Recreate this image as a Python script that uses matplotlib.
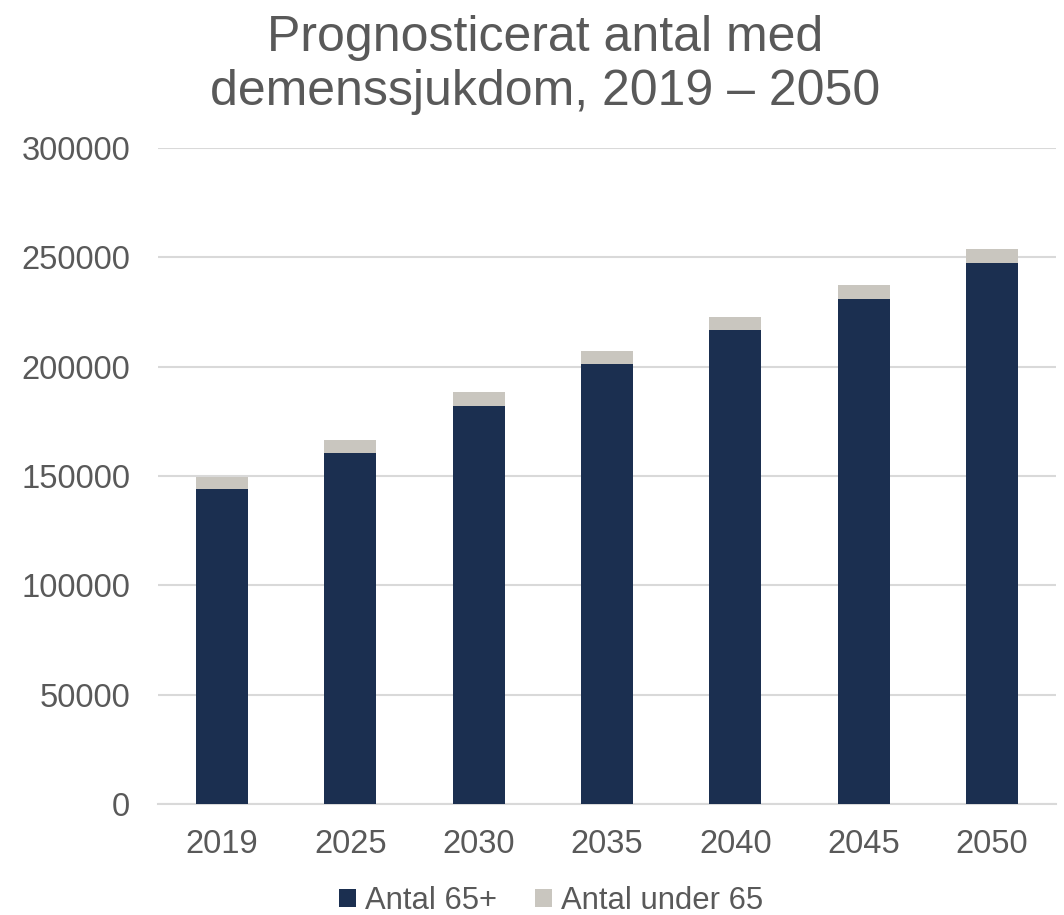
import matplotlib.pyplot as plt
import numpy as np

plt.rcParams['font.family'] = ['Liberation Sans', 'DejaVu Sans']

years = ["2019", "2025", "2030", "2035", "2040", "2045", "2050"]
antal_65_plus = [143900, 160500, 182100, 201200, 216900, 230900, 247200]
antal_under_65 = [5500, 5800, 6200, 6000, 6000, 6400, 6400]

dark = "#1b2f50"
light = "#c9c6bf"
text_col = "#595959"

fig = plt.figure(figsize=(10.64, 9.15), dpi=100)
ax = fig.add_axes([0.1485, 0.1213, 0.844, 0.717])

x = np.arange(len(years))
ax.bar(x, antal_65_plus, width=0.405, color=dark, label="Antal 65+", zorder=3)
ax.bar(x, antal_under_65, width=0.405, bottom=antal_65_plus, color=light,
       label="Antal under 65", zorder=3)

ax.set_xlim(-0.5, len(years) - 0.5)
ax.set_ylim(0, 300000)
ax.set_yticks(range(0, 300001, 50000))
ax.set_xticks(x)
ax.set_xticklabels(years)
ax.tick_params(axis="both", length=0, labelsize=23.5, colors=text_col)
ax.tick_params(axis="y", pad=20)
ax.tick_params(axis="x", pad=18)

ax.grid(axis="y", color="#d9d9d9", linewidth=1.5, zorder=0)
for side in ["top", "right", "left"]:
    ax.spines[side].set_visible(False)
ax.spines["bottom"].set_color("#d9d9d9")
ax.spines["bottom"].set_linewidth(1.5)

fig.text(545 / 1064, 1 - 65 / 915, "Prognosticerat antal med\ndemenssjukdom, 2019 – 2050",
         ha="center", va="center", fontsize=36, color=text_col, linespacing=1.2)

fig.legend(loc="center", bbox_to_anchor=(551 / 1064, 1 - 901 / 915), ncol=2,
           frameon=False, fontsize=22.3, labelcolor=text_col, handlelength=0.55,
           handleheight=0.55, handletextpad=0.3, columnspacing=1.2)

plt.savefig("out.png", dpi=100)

○ ○ ○

▸ Stated problem:
Leave the pictures out and please restate exactly the lines running from the start of the material through the one with "antal_under_65 = [5500, 5800, 6200, 6000, 6000, 6400, 6400]".

▸ Task result:
Recreate this image as a Python script that uses matplotlib.
import matplotlib.pyplot as plt
import numpy as np

plt.rcParams['font.family'] = ['Liberation Sans', 'DejaVu Sans']

years = ["2019", "2025", "2030", "2035", "2040", "2045", "2050"]
antal_65_plus = [143900, 160500, 182100, 201200, 216900, 230900, 247200]
antal_under_65 = [5500, 5800, 6200, 6000, 6000, 6400, 6400]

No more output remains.